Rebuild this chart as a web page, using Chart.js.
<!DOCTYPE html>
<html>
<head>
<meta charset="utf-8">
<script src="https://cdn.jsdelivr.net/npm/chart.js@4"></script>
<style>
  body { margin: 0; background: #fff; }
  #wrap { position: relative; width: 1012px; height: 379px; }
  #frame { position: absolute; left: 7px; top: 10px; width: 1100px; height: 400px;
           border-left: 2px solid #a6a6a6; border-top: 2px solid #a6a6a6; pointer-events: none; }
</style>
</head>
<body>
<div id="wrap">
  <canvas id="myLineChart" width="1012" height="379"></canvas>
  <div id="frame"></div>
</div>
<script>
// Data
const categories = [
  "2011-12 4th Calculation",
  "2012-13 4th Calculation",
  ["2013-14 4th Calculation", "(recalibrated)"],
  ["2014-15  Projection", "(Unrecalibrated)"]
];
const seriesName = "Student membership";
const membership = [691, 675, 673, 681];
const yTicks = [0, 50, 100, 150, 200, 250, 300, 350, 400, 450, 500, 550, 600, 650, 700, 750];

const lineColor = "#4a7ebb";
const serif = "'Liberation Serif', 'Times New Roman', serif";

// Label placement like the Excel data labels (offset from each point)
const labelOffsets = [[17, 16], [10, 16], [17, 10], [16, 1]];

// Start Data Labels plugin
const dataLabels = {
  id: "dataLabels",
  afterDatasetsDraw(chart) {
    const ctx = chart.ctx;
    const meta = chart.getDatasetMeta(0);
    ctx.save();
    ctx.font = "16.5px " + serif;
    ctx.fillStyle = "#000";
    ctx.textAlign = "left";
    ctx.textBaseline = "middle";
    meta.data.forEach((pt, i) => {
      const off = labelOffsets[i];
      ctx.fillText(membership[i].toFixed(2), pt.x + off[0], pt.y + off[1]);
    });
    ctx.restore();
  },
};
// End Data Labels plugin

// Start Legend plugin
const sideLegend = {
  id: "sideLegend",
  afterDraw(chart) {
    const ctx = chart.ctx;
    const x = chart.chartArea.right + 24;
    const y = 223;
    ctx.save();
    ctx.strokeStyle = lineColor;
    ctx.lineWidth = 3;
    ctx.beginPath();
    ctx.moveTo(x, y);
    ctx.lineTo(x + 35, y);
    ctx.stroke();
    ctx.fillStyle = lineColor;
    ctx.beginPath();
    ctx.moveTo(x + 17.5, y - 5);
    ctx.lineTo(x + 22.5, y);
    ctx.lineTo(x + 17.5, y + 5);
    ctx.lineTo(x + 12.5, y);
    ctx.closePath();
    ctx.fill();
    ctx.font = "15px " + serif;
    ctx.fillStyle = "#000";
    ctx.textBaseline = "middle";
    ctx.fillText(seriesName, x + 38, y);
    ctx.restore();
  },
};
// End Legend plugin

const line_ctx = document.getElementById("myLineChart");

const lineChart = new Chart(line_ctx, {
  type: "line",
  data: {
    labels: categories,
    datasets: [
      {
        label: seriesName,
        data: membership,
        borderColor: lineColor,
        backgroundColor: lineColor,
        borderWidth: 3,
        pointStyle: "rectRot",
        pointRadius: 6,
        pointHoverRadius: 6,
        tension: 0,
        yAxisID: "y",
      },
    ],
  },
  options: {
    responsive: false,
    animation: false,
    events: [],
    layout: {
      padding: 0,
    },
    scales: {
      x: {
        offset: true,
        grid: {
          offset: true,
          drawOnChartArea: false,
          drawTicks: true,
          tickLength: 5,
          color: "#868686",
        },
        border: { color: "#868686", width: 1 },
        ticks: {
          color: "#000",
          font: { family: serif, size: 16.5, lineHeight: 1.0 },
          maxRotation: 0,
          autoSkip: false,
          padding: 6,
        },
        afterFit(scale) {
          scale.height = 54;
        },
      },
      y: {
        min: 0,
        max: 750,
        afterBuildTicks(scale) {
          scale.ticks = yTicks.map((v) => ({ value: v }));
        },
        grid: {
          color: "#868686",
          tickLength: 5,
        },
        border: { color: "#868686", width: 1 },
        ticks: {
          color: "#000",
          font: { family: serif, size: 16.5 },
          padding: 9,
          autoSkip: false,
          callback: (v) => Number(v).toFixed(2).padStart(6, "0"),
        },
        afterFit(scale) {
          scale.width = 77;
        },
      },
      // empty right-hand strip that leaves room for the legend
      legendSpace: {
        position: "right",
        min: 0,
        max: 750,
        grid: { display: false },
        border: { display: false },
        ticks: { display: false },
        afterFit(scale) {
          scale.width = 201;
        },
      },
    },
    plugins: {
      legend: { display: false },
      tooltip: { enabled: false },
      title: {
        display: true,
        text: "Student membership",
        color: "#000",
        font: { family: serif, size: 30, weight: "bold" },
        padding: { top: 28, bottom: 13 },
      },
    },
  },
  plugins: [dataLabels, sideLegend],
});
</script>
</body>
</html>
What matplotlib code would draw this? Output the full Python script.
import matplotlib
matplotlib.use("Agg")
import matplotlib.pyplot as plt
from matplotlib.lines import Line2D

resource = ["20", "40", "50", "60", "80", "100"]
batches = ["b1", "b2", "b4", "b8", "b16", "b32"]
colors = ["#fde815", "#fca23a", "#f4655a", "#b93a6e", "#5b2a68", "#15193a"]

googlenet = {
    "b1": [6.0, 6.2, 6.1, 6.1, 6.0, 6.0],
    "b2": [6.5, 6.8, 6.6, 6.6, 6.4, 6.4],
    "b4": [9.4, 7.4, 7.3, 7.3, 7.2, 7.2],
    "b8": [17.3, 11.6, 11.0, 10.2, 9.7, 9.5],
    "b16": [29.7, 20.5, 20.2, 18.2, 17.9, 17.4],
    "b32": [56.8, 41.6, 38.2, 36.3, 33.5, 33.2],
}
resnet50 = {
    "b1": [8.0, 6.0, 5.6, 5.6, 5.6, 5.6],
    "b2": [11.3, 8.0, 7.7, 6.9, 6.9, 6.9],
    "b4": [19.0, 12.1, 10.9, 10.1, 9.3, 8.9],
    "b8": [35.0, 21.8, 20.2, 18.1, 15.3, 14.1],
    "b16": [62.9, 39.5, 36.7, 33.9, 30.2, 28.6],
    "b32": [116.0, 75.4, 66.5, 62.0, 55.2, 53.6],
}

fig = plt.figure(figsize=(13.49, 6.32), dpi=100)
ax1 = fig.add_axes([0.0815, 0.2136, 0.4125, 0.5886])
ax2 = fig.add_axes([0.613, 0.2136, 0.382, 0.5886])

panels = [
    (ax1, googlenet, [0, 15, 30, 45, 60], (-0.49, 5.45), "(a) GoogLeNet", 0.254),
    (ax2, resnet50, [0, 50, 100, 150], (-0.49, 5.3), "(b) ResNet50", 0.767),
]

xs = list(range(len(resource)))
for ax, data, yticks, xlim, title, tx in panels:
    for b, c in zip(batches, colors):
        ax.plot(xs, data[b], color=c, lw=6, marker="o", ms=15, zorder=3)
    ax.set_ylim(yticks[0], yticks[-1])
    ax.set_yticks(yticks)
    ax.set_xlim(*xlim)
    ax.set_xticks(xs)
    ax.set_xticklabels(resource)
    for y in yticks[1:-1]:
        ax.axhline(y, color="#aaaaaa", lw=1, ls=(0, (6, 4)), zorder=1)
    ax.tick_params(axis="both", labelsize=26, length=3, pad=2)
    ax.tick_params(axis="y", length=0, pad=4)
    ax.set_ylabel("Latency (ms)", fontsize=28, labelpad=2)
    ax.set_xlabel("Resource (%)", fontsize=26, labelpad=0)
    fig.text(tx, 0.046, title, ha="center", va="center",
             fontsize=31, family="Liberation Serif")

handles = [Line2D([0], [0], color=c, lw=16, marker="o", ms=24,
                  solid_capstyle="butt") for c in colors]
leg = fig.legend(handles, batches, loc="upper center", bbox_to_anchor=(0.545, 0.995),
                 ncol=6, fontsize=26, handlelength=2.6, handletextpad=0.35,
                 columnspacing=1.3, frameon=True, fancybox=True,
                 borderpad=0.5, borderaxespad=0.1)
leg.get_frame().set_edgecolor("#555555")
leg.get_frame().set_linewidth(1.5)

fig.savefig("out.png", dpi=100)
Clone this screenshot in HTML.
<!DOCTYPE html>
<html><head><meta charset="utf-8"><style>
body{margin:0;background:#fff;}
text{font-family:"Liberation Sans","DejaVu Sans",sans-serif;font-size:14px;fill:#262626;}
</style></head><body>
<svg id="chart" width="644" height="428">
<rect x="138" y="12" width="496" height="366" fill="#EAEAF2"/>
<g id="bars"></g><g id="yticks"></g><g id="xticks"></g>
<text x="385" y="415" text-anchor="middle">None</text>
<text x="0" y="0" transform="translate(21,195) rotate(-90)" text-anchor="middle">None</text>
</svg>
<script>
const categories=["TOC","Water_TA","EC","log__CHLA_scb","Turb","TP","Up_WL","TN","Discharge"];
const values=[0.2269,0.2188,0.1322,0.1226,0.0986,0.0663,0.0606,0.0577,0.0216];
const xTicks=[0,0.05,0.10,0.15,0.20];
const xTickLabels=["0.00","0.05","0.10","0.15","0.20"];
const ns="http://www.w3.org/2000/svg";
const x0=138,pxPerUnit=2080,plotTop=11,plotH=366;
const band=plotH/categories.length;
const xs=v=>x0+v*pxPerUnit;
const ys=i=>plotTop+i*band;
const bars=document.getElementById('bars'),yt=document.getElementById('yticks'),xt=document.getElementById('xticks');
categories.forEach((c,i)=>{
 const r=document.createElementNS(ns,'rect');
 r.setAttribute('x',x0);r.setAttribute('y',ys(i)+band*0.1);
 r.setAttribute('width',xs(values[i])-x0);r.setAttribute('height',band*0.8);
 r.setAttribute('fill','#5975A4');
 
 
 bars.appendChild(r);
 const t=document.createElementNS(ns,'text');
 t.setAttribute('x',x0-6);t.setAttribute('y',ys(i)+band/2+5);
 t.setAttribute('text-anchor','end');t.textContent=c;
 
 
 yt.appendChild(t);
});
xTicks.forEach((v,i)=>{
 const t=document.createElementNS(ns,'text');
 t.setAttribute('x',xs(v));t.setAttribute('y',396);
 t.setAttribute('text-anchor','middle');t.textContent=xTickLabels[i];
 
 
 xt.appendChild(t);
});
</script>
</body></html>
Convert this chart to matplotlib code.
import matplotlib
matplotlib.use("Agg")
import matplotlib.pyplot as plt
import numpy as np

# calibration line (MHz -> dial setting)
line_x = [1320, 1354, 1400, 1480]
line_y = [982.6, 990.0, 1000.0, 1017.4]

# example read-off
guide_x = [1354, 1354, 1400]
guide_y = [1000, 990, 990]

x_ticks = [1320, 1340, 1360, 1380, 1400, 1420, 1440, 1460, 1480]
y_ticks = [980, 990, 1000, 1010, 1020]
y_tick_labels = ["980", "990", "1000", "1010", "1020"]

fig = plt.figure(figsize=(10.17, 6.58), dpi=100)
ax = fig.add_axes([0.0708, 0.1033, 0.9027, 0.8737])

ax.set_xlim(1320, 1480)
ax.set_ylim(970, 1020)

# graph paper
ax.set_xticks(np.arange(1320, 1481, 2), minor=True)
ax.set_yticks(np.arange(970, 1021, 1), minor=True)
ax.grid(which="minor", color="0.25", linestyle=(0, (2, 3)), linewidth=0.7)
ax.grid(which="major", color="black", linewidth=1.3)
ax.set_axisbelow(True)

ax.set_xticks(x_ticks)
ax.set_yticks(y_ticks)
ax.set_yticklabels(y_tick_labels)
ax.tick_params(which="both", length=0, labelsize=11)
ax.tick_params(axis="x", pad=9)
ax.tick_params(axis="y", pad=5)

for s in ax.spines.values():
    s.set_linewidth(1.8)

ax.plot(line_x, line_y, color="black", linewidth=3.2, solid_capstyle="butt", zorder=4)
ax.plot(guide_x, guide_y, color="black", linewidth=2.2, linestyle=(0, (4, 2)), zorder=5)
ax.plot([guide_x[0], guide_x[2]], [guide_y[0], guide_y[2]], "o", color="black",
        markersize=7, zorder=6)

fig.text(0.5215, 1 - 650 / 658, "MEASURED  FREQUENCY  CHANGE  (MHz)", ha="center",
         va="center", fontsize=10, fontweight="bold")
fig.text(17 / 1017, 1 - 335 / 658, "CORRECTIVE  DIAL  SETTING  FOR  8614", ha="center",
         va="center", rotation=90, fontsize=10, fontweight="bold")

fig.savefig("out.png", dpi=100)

• • • • • • •

> [Task objective]
Copy out only the lines above from the one with "Convert this chart to matplotlib code." to the one with "guide_y = [1000, 990, 990]", inclusive, exactly as they stand.

> [Solved problem]
Convert this chart to matplotlib code.
import matplotlib
matplotlib.use("Agg")
import matplotlib.pyplot as plt
import numpy as np

# calibration line (MHz -> dial setting)
line_x = [1320, 1354, 1400, 1480]
line_y = [982.6, 990.0, 1000.0, 1017.4]

# example read-off
guide_x = [1354, 1354, 1400]
guide_y = [1000, 990, 990]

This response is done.